§ Data segment

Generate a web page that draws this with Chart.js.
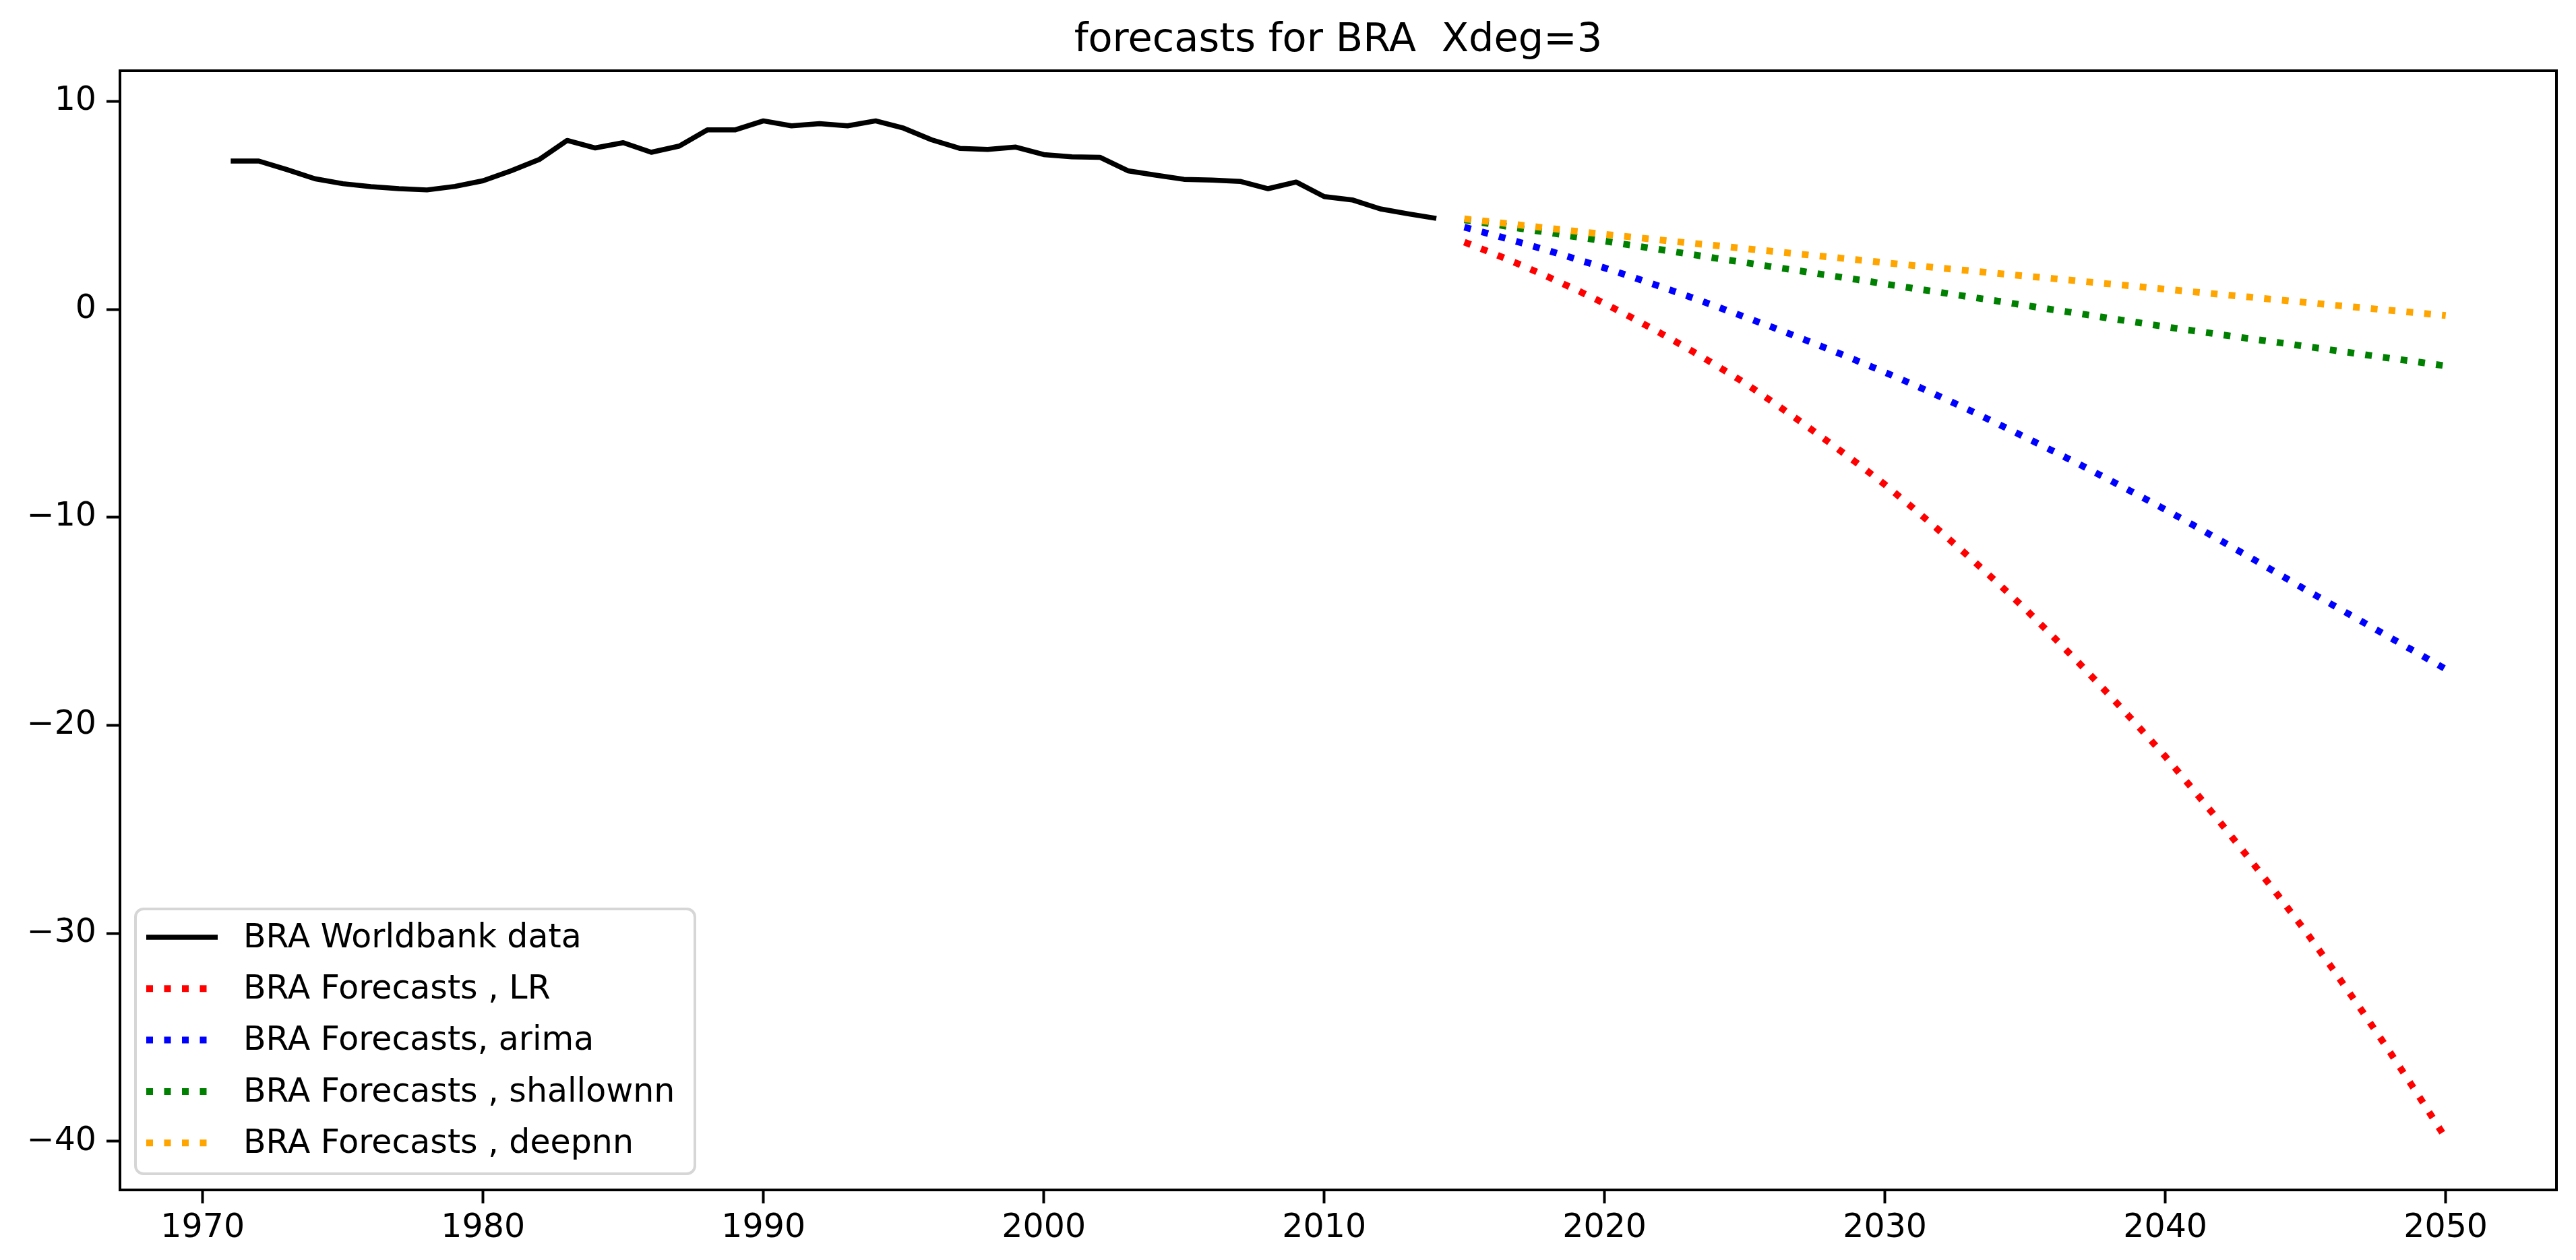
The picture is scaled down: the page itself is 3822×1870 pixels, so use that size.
<!DOCTYPE html>
<html>
<head>
<meta charset="utf-8">
<script src="https://cdn.jsdelivr.net/npm/chart.js@4.4.1/dist/chart.umd.min.js"></script>
<style>
html,body{margin:0;padding:0;background:#fff;}
#wrap{width:3822px;height:1870px;}
</style>
</head>
<body>
<div id="wrap"><canvas id="c" width="3822" height="1870"></canvas></div>
<script>
const titleText = 'forecasts for BRA  Xdeg=3';
const seriesLabels = ['BRA Worldbank data','BRA Forecasts , LR','BRA Forecasts, arima','BRA Forecasts , shallownn','BRA Forecasts , deepnn'];
const seriesColors = ['#000000','#ff0000','#0000ff','#008000','#ffa500'];

const histYears = [1971,1972,1973,1974,1975,1976,1977,1978,1979,1980,1981,1982,1983,1984,1985,1986,1987,1988,1989,1990,1991,1992,1993,1994,1995,1996,1997,1998,1999,2000,2001,2002,2003,2004,2005,2006,2007,2008,2009,2010,2011,2012,2013,2014];
const worldbank = [7.13,7.13,6.72,6.28,6.04,5.90,5.80,5.74,5.91,6.18,6.66,7.20,8.12,7.76,8.01,7.55,7.85,8.63,8.63,9.06,8.82,8.93,8.82,9.06,8.71,8.15,7.74,7.69,7.80,7.44,7.33,7.31,6.66,6.45,6.25,6.21,6.15,5.80,6.12,5.42,5.26,4.83,4.59,4.37];

const fcYears = [2015,2016,2017,2018,2019,2020,2021,2022,2023,2024,2025,2026,2027,2028,2029,2030,2031,2032,2033,2034,2035,2036,2037,2038,2039,2040,2041,2042,2043,2044,2045,2046,2047,2048,2049,2050];
const fcLR = [3.23,2.70,2.14,1.55,0.93,0.28,-0.42,-1.15,-1.91,-2.71,-3.54,-4.46,-5.41,-6.39,-7.39,-8.43,-9.55,-10.71,-11.90,-13.13,-14.40,-15.74,-17.12,-18.54,-20.00,-21.50,-23.10,-24.74,-26.42,-28.14,-29.90,-31.77,-33.70,-35.69,-37.74,-39.85];
const fcArima = [3.95,3.59,3.21,2.82,2.41,1.99,1.55,1.09,0.62,0.13,-0.37,-0.87,-1.39,-1.92,-2.47,-3.03,-3.61,-4.22,-4.84,-5.49,-6.15,-6.82,-7.50,-8.20,-8.91,-9.63,-10.38,-11.14,-11.91,-12.69,-13.48,-14.24,-15.00,-15.77,-16.53,-17.30];
const fcShallow = [4.30,4.10,3.89,3.69,3.48,3.28,3.07,2.87,2.66,2.45,2.25,2.04,1.84,1.63,1.43,1.22,1.01,0.81,0.60,0.40,0.19,-0.02,-0.22,-0.43,-0.63,-0.84,-1.03,-1.22,-1.41,-1.59,-1.78,-1.97,-2.16,-2.35,-2.53,-2.72];
const fcDeep = [4.35,4.20,4.05,3.90,3.75,3.61,3.47,3.33,3.19,3.06,2.92,2.79,2.65,2.52,2.38,2.24,2.11,1.98,1.86,1.73,1.60,1.48,1.35,1.22,1.10,0.97,0.84,0.71,0.59,0.46,0.33,0.20,0.08,-0.05,-0.17,-0.30];

const xTicks = [1970,1980,1990,2000,2010,2020,2030,2040,2050];
const yTicks = [-40,-30,-20,-10,0,10];
const xRange = [1967.05, 2053.95];
const yRange = [-42.34, 11.47];

const FONT = 'DejaVu Sans';
const toPts = (xs, ys) => xs.map((x, i) => ({x: x, y: ys[i]}));
const DOT_W = 10;

function ds(idx, xs, ys, dotted, order) {
  return {
    label: seriesLabels[idx],
    data: toPts(xs, ys),
    borderColor: seriesColors[idx],
    backgroundColor: seriesColors[idx],
    borderWidth: dotted ? DOT_W : 7.5,
    borderDash: dotted ? [DOT_W, 16.5] : [],
    borderCapStyle: 'butt',
    borderJoinStyle: 'round',
    pointRadius: 0,
    tension: 0,
    fill: false,
    order: order
  };
}

const framePlugin = {
  id: 'frame',
  afterDatasetsDraw(chart) {
    const a = chart.chartArea, ctx = chart.ctx;
    ctx.save();
    ctx.strokeStyle = '#000';
    ctx.lineWidth = 4;
    ctx.strokeRect(a.left, a.top, a.right - a.left, a.bottom - a.top);
    ctx.restore();
  }
};

const titlePlugin = {
  id: 'axTitle',
  afterDraw(chart) {
    const a = chart.chartArea, ctx = chart.ctx;
    ctx.save();
    ctx.font = '59px "' + FONT + '"';
    ctx.fillStyle = '#000';
    ctx.textAlign = 'center';
    ctx.textBaseline = 'alphabetic';
    ctx.fillText(titleText, (a.left + a.right) / 2, 76);
    ctx.restore();
  }
};

const legendPlugin = {
  id: 'mplLegend',
  afterDraw(chart) {
    const ctx = chart.ctx;
    const sets = chart.data.datasets;
    const box = {x: 201, y: 1349, w: 830, h: 393, r: 12};
    ctx.save();
    ctx.beginPath();
    ctx.roundRect(box.x, box.y, box.w, box.h, box.r);
    ctx.fillStyle = 'rgba(255,255,255,0.8)';
    ctx.fill();
    ctx.lineWidth = 4;
    ctx.strokeStyle = 'rgba(204,204,204,0.8)';
    ctx.stroke();
    const rowY0 = 1391, rowGap = 76.3;
    ctx.font = '49px "' + FONT + '"';
    ctx.textBaseline = 'middle';
    ctx.textAlign = 'left';
    sets.forEach((d, i) => {
      const y = rowY0 + i * rowGap;
      ctx.beginPath();
      ctx.lineWidth = d.borderWidth;
      ctx.strokeStyle = d.borderColor;
      ctx.lineCap = 'butt';
      ctx.setLineDash(d.borderDash || []);
      ctx.moveTo(217, y);
      ctx.lineTo(323, y);
      ctx.stroke();
      ctx.setLineDash([]);
      ctx.fillStyle = '#000';
      ctx.fillText(d.label, 361, y + 2);
    });
    ctx.restore();
  }
};

const tickFmt = v => (v < 0 ? '\u2212' + Math.abs(v) : String(v));

new Chart(document.getElementById('c'), {
  type: 'line',
  data: {
    datasets: [
      ds(0, histYears, worldbank, false, 5),
      ds(1, fcYears, fcLR, true, 4),
      ds(2, fcYears, fcArima, true, 3),
      ds(3, fcYears, fcShallow, true, 2),
      ds(4, fcYears, fcDeep, true, 1)
    ]
  },
  options: {
    responsive: false,
    devicePixelRatio: 1,
    animation: false,
    events: [],
    layout: {padding: {left: 0, right: 29, top: 105, bottom: 0}},
    plugins: {
      legend: {display: false},
      tooltip: {enabled: false},
      title: {display: false}
    },
    scales: {
      x: {
        type: 'linear',
        min: xRange[0],
        max: xRange[1],
        afterBuildTicks: s => { s.ticks = xTicks.map(v => ({value: v})); },
        afterFit: s => { s.height = 104; },
        grid: {display: true, drawOnChartArea: false, drawTicks: true, tickLength: 20, tickWidth: 4, tickColor: '#000'},
        border: {display: false},
        ticks: {color: '#000', font: {family: FONT, size: 49}, padding: 8, maxRotation: 0, autoSkip: false, callback: tickFmt}
      },
      y: {
        type: 'linear',
        min: yRange[0],
        max: yRange[1],
        afterBuildTicks: s => { s.ticks = yTicks.map(v => ({value: v})); },
        afterFit: s => { s.width = 178; },
        grid: {display: true, drawOnChartArea: false, drawTicks: true, tickLength: 20, tickWidth: 4, tickColor: '#000'},
        border: {display: false},
        ticks: {color: '#000', font: {family: FONT, size: 49}, padding: 15, autoSkip: false, callback: tickFmt}
      }
    }
  },
  plugins: [framePlugin, titlePlugin, legendPlugin]
});
</script>
</body>
</html>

§ Work instructions
Of the lines in the material above, state how many contain the string "size"; give no other text.

§ Output of the exercise
3